Collection entries:
▼▼▼
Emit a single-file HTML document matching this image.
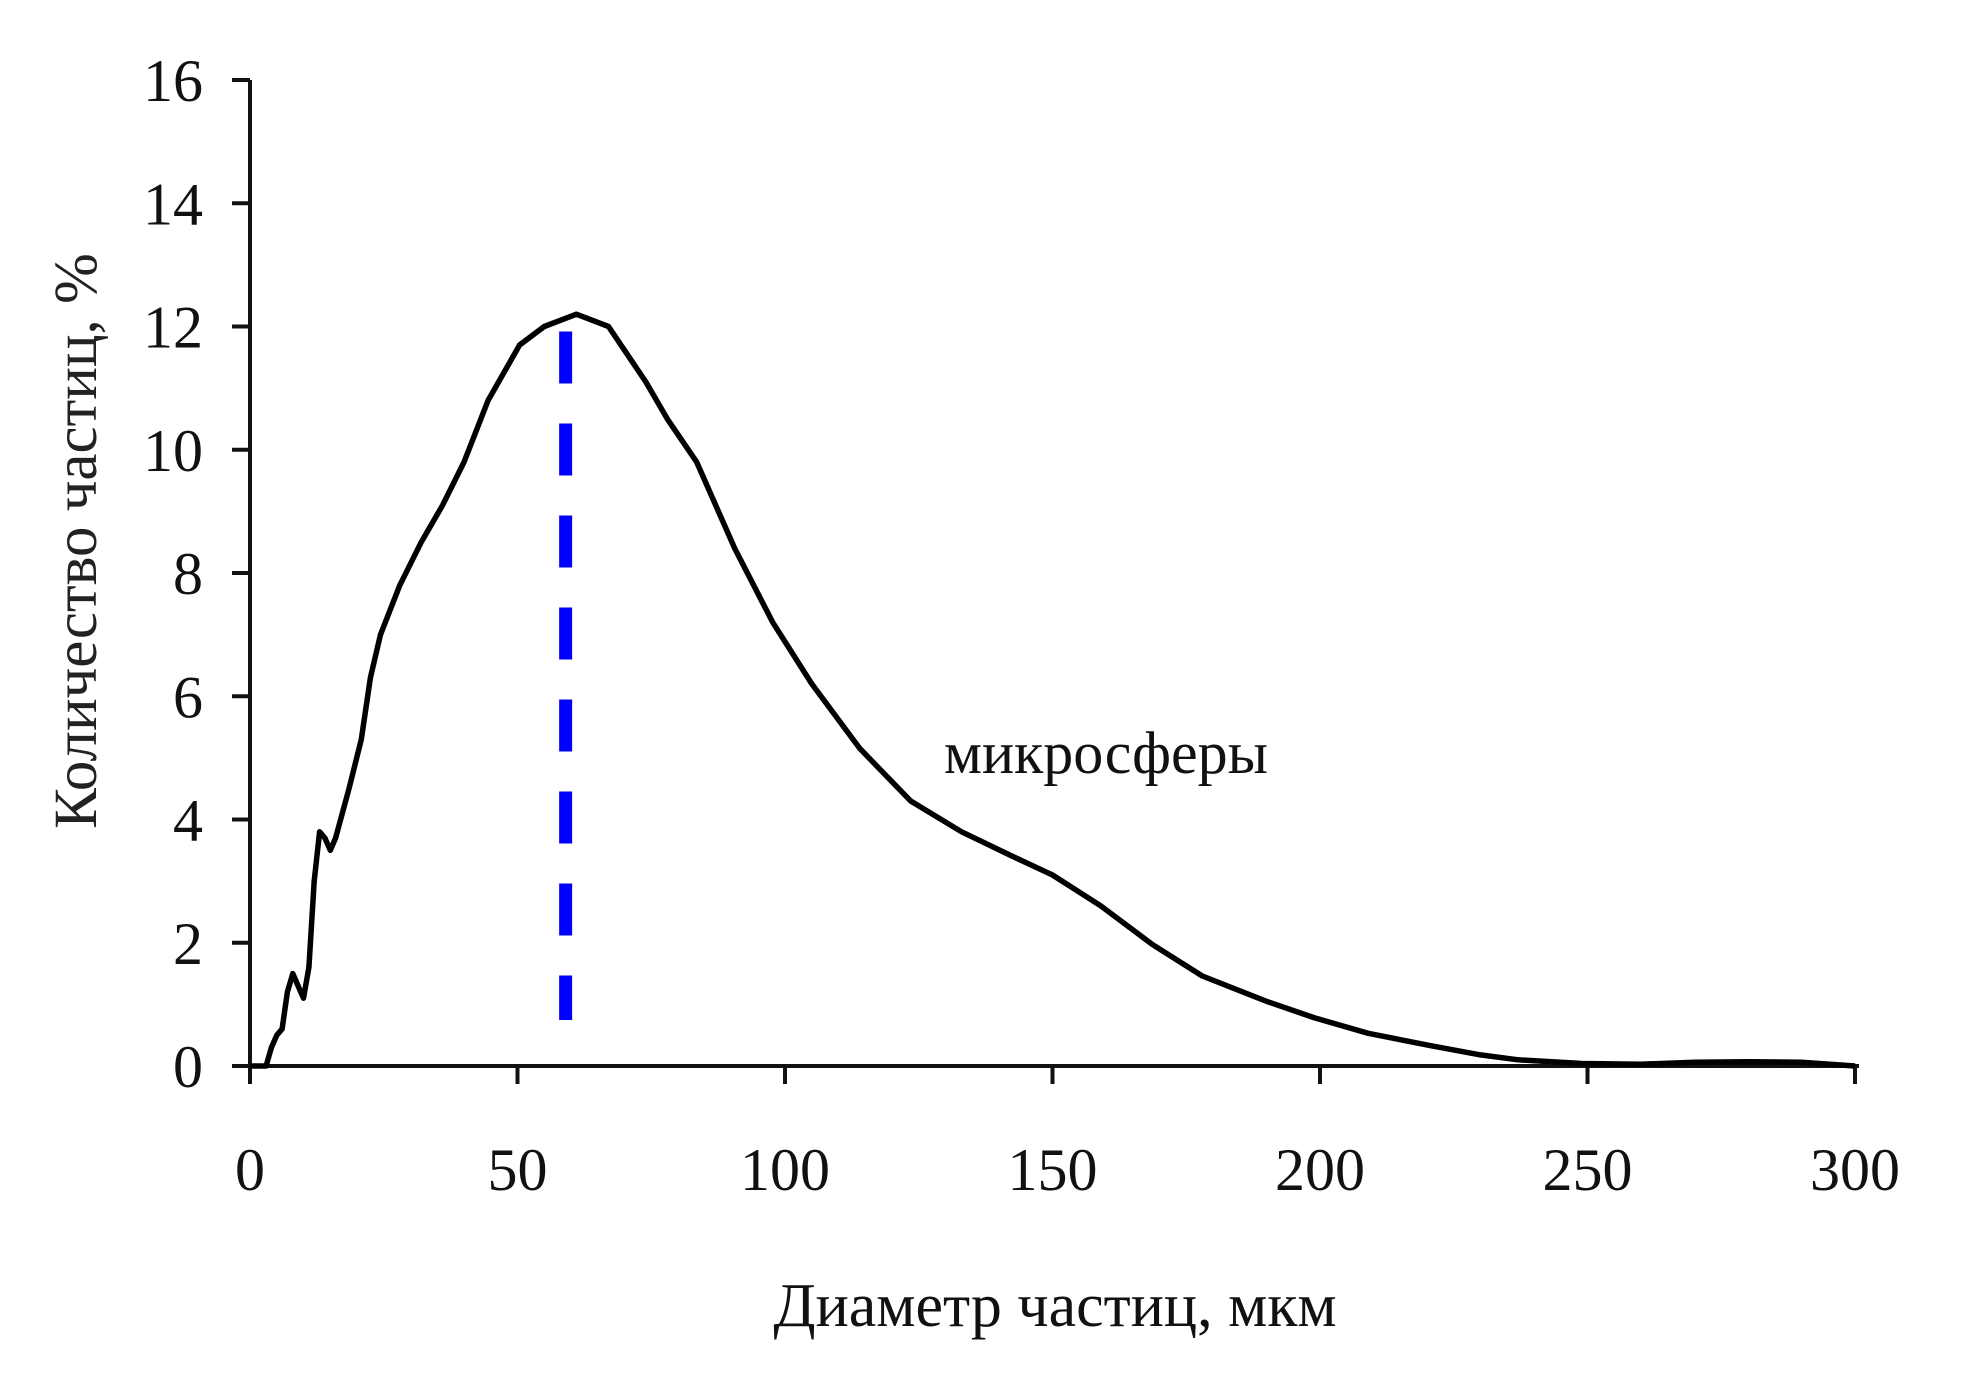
<!DOCTYPE html>
<html><head><meta charset="utf-8"><style>
html,body{margin:0;padding:0;background:#fff;}
svg{display:block;font-family:"Liberation Serif",serif;}
</style></head><body>
<svg id="chart" width="1985" height="1385" viewBox="0 0 1985 1385">
<g id="axes"></g><g id="marks"></g>
<text x="1055" y="1326" font-size="62" text-anchor="middle" fill="#111">Диаметр частиц, мкм</text>
<text transform="translate(96,541) rotate(-90)" font-size="61" text-anchor="middle" fill="#222">Количество частиц, %</text>
<text x="944" y="773" font-size="60" fill="#111">микросферы</text>
</svg>
<script>
const xTicks=[0,50,100,150,200,250,300];
const yTicks=[0,2,4,6,8,10,12,14,16];
const xs=[0,3,4,5,6,7,8,9,10,11,12,13,14,15,16,18.5,20.8,22.5,24.4,28,32,36,40,44.5,50.4,55,61,67,74,78,83.5,90.6,97.7,105,114,123.5,133,142.6,150,159,168.7,178,190,199,209,220.7,230,237,249,260,270,280,290,300];
const ys=[0,0,0.3,0.5,0.6,1.2,1.5,1.3,1.1,1.6,3.0,3.8,3.7,3.5,3.7,4.5,5.3,6.3,7.0,7.8,8.5,9.1,9.8,10.8,11.7,12.0,12.2,12.0,11.1,10.5,9.8,8.4,7.2,6.2,5.15,4.3,3.8,3.4,3.1,2.6,1.97,1.46,1.05,0.78,0.53,0.33,0.18,0.1,0.04,0.03,0.06,0.07,0.06,0];
const modeX=[59];
const modeTop=[12];
const X0=250,X1=1855,Y0=1066,Y1=80;
const sx=v=>X0+(v-0)/(300-0)*(X1-X0);
const sy=v=>Y0-(v-0)/(16-0)*(Y0-Y1);
const NS="http://www.w3.org/2000/svg";
const axes=document.getElementById('axes'),marks=document.getElementById('marks');
function mk(tag,attrs,parent){const e=document.createElementNS(NS,tag);for(const k in attrs)e.setAttribute(k,attrs[k]);parent.appendChild(e);return e;}
let e=mk('line',{x1:X0,y1:Y0,x2:X1+4,y2:Y0,stroke:'#111','stroke-width':4},axes);


e=mk('line',{x1:X0,y1:Y1,x2:X0,y2:Y0+18,stroke:'#111','stroke-width':4},axes);


xTicks.forEach(t=>{
  const l=mk('line',{x1:sx(t),y1:Y0,x2:sx(t),y2:Y0+18,stroke:'#111','stroke-width':4},axes);
  
  
  const tx=mk('text',{x:sx(t),y:1190,'font-size':60,'text-anchor':'middle',fill:'#111'},axes);
  tx.textContent=t;
  
  
});
yTicks.forEach(t=>{
  const l=mk('line',{x1:X0-18,y1:sy(t),x2:X0,y2:sy(t),stroke:'#111','stroke-width':4},axes);
  
  
  const tx=mk('text',{x:203,y:sy(t)+21,'font-size':60,'text-anchor':'end',fill:'#111'},axes);
  tx.textContent=t;
  
  
});
const pts=xs.map((x,i)=>sx(x).toFixed(1)+','+sy(ys[i]).toFixed(1)).join(' ');
e=mk('polyline',{points:pts,fill:'none',stroke:'#000','stroke-width':5.5,'stroke-linejoin':'round'},marks);


modeX.forEach((m,i)=>{
  const d=mk('line',{x1:sx(m),y1:sy(modeTop[i])+5,x2:sx(m),y2:1020,stroke:'#0000ff','stroke-width':13,'stroke-dasharray':'52 40'},marks);
  
  
});
</script>
</body></html>
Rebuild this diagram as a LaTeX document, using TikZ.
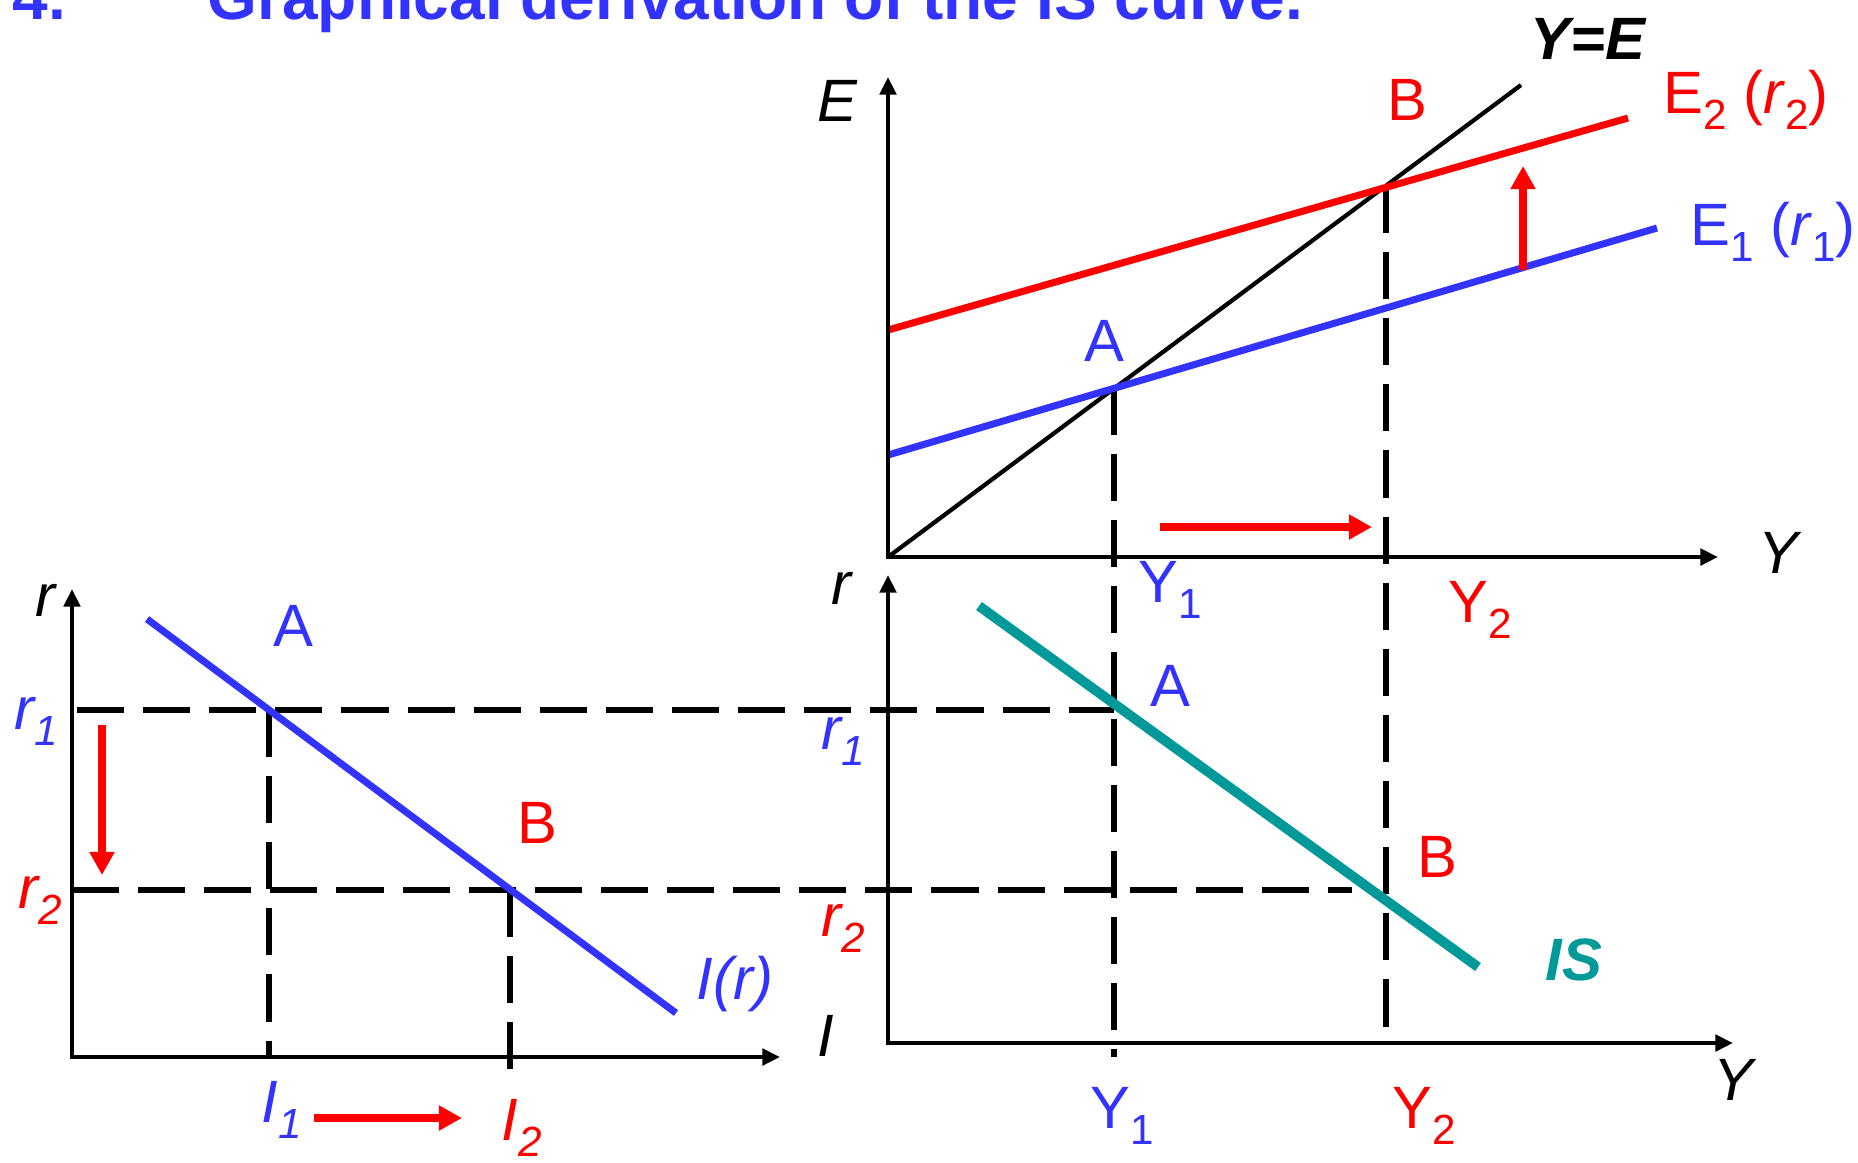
▲▲▲
#### WHAT THE TASK REQUIRES:
Identify the lines of the data that contain the word "this". Copy each of them.

#### REPLY TO THE EXERCISE:
Emit a single-file HTML document matching this image.
Rebuild this diagram as a LaTeX document, using TikZ.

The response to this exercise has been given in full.